**Description of the task**: Copy exactly the lines that run from the top of the listing to the line containing "0.02, 0.02, 0.04];", both ends included, and omit the pictures.

**Material provided**:
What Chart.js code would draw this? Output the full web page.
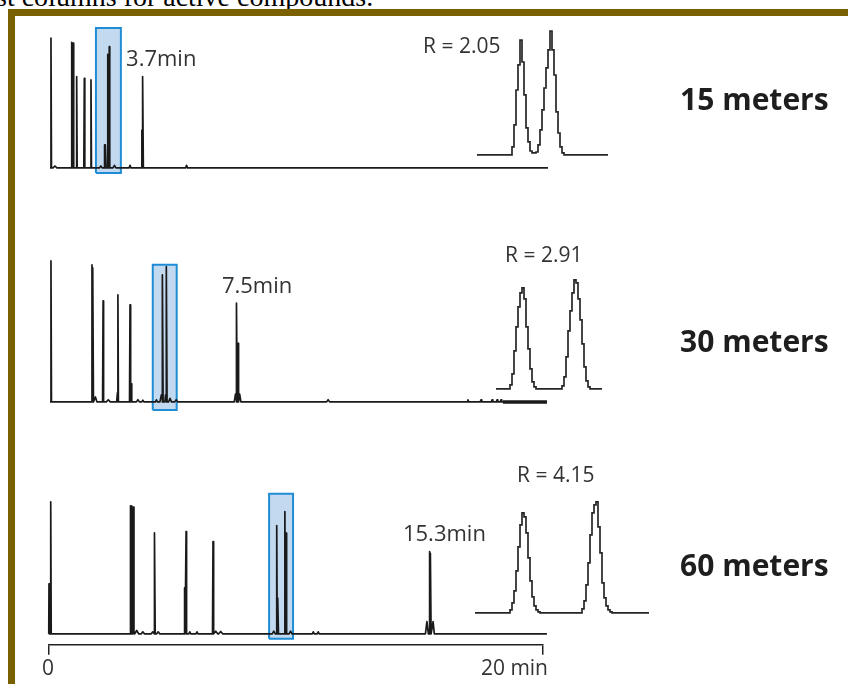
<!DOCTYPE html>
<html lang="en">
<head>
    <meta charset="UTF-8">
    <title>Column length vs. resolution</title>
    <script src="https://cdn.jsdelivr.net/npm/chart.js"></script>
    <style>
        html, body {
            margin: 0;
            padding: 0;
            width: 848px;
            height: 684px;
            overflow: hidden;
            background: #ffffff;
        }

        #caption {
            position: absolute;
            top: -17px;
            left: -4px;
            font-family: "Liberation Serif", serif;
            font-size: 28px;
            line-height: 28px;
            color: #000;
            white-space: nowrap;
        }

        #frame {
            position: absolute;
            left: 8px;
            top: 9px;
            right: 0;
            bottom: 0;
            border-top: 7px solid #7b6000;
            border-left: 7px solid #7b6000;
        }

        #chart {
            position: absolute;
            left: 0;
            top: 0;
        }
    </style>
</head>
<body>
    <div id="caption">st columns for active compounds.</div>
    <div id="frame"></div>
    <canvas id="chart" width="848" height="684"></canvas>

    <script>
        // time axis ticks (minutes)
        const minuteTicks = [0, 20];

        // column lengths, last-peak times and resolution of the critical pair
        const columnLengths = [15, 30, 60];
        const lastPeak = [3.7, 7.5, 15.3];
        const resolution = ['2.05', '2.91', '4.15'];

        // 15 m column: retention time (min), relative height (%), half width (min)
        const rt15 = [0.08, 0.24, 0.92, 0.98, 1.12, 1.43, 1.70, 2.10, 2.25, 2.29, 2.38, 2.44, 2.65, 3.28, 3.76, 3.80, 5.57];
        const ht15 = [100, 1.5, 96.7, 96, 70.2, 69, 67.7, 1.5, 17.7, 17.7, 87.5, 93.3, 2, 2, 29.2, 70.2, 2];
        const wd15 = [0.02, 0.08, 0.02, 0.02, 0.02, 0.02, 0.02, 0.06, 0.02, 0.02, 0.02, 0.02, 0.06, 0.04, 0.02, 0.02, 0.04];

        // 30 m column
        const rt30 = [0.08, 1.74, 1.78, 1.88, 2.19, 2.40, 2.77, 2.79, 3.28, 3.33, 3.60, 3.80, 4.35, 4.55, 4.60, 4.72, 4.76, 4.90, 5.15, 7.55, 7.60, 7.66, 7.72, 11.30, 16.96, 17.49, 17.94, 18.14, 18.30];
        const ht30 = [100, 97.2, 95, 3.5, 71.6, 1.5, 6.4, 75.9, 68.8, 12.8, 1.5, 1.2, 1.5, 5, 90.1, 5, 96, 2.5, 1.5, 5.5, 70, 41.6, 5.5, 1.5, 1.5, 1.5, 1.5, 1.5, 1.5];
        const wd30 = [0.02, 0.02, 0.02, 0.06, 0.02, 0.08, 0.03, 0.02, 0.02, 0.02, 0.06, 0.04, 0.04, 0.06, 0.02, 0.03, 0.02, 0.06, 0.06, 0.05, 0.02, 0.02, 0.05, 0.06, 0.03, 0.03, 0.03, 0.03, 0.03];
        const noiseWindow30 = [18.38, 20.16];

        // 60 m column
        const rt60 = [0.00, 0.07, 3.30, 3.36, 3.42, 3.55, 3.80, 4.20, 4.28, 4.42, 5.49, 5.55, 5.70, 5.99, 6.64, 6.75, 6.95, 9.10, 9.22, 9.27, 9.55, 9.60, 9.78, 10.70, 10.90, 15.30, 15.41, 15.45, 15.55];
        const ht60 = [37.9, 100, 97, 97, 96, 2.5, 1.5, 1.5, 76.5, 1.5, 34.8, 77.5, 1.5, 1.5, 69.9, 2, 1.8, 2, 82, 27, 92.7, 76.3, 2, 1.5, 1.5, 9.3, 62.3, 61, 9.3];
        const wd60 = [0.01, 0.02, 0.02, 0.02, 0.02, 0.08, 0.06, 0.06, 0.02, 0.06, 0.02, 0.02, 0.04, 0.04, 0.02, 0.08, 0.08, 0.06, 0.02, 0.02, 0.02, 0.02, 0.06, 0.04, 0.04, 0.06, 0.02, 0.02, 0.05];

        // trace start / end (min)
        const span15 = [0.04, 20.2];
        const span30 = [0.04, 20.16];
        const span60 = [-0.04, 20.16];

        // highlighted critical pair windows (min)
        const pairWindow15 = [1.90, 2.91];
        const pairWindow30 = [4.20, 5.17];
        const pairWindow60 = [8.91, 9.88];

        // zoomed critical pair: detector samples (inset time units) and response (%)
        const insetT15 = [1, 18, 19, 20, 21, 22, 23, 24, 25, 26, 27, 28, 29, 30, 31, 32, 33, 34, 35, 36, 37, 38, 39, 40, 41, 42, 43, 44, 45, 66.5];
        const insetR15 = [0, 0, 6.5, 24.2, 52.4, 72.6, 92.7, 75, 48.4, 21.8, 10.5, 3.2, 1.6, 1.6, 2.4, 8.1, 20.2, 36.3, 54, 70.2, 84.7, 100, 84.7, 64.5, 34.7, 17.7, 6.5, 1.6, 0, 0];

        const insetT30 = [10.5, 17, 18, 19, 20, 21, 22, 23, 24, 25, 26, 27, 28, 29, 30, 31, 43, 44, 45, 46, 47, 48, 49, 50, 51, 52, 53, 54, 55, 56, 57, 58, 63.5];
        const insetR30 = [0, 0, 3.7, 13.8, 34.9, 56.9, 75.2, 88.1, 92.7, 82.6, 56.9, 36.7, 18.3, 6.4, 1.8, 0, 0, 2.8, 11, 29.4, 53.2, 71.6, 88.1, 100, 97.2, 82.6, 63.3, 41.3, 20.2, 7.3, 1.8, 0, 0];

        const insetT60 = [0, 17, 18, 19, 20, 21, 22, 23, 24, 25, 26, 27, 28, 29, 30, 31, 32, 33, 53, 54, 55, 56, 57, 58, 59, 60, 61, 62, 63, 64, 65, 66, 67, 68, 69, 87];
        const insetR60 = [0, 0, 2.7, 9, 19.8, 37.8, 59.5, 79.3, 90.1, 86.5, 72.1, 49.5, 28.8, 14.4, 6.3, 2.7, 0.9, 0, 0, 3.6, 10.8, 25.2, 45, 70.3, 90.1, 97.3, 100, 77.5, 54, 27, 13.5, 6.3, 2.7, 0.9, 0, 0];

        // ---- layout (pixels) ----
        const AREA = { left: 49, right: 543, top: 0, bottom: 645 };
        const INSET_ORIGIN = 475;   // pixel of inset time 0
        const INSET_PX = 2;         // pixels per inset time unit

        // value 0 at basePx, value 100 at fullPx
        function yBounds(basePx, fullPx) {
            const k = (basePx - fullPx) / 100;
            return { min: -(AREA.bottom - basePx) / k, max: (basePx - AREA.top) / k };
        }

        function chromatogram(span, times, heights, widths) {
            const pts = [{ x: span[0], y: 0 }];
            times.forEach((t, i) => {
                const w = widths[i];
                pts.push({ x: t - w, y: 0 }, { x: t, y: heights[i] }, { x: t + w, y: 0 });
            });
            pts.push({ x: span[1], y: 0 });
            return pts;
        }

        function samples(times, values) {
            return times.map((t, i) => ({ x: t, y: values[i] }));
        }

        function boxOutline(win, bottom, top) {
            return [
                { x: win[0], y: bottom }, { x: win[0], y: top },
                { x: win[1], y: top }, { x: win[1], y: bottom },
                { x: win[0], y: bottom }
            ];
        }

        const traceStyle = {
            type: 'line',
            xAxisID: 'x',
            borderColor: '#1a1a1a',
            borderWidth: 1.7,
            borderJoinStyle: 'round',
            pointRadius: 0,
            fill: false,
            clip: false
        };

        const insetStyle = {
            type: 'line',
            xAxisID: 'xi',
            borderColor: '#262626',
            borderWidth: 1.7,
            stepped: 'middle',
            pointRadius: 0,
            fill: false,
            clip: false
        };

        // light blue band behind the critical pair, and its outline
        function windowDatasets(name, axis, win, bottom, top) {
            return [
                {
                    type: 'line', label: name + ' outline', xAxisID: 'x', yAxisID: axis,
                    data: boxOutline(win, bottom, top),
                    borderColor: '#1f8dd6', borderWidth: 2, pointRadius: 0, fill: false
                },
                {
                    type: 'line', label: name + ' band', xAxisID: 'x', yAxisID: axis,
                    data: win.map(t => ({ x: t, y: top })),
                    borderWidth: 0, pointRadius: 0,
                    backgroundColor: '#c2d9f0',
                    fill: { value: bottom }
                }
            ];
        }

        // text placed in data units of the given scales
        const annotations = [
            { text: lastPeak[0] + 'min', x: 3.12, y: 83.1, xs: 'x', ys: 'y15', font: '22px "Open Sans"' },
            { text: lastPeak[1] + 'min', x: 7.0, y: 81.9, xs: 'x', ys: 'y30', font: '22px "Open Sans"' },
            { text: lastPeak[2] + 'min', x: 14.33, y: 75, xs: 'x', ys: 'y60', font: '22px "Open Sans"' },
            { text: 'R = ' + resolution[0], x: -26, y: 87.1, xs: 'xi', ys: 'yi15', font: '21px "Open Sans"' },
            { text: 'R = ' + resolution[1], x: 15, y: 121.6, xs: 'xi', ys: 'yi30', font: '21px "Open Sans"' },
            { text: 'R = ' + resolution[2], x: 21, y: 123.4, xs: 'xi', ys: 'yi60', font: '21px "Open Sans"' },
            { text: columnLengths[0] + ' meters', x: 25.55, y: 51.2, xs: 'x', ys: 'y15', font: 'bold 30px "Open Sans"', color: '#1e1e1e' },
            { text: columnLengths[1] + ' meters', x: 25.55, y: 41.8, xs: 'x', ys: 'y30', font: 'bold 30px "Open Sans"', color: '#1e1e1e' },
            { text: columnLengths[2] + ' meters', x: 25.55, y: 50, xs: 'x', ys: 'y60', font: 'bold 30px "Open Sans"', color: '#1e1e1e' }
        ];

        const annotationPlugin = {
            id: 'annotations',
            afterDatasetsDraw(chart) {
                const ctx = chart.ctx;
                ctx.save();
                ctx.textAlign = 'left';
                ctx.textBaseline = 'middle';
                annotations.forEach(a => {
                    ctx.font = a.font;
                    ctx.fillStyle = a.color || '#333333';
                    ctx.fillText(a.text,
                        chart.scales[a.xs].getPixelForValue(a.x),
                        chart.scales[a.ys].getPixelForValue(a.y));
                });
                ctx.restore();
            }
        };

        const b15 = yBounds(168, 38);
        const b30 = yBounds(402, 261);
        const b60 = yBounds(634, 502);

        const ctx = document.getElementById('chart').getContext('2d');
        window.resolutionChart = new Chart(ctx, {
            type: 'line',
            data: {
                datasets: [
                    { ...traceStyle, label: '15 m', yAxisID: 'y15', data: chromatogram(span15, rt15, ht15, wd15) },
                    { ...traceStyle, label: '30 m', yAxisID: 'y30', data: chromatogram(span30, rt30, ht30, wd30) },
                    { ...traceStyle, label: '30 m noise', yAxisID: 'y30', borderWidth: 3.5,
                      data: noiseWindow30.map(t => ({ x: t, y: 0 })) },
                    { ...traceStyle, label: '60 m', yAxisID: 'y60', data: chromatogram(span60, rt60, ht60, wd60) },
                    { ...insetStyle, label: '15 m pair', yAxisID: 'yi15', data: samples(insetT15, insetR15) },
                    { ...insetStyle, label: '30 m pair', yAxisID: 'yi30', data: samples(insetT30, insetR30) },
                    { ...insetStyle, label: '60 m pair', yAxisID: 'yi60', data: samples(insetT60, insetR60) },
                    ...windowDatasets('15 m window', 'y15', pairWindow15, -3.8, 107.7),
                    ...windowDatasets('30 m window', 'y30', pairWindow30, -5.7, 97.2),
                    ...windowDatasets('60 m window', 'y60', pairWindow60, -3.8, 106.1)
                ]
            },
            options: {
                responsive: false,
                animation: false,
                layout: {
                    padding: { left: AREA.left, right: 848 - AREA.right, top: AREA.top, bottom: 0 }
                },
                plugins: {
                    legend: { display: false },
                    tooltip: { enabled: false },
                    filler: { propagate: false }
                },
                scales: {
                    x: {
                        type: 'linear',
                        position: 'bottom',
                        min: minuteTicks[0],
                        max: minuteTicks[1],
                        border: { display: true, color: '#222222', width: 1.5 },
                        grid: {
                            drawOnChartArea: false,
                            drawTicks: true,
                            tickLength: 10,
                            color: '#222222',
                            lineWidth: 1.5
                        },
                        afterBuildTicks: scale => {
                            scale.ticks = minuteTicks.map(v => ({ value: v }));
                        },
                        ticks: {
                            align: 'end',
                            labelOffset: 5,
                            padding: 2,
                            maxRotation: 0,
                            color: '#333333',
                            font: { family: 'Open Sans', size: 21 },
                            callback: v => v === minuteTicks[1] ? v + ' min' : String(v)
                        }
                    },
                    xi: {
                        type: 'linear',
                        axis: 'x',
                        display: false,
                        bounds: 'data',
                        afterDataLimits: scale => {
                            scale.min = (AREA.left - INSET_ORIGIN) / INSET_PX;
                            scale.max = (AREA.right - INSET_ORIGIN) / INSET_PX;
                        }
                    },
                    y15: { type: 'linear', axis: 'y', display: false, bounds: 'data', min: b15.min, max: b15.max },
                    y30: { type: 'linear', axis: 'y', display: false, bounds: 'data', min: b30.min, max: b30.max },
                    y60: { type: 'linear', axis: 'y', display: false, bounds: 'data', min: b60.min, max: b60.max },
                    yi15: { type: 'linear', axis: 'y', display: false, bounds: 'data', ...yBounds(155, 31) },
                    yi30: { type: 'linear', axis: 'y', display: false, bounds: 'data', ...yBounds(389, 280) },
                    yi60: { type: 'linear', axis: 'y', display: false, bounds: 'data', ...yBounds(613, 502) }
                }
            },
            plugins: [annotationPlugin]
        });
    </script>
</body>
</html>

**Output for this task**:
What Chart.js code would draw this? Output the full web page.
<!DOCTYPE html>
<html lang="en">
<head>
    <meta charset="UTF-8">
    <title>Column length vs. resolution</title>
    <script src="https://cdn.jsdelivr.net/npm/chart.js"></script>
    <style>
        html, body {
            margin: 0;
            padding: 0;
            width: 848px;
            height: 684px;
            overflow: hidden;
            background: #ffffff;
        }

        #caption {
            position: absolute;
            top: -17px;
            left: -4px;
            font-family: "Liberation Serif", serif;
            font-size: 28px;
            line-height: 28px;
            color: #000;
            white-space: nowrap;
        }

        #frame {
            position: absolute;
            left: 8px;
            top: 9px;
            right: 0;
            bottom: 0;
            border-top: 7px solid #7b6000;
            border-left: 7px solid #7b6000;
        }

        #chart {
            position: absolute;
            left: 0;
            top: 0;
        }
    </style>
</head>
<body>
    <div id="caption">st columns for active compounds.</div>
    <div id="frame"></div>
    <canvas id="chart" width="848" height="684"></canvas>

    <script>
        // time axis ticks (minutes)
        const minuteTicks = [0, 20];

        // column lengths, last-peak times and resolution of the critical pair
        const columnLengths = [15, 30, 60];
        const lastPeak = [3.7, 7.5, 15.3];
        const resolution = ['2.05', '2.91', '4.15'];

        // 15 m column: retention time (min), relative height (%), half width (min)
        const rt15 = [0.08, 0.24, 0.92, 0.98, 1.12, 1.43, 1.70, 2.10, 2.25, 2.29, 2.38, 2.44, 2.65, 3.28, 3.76, 3.80, 5.57];
        const ht15 = [100, 1.5, 96.7, 96, 70.2, 69, 67.7, 1.5, 17.7, 17.7, 87.5, 93.3, 2, 2, 29.2, 70.2, 2];
        const wd15 = [0.02, 0.08, 0.02, 0.02, 0.02, 0.02, 0.02, 0.06, 0.02, 0.02, 0.02, 0.02, 0.06, 0.04, 0.02, 0.02, 0.04];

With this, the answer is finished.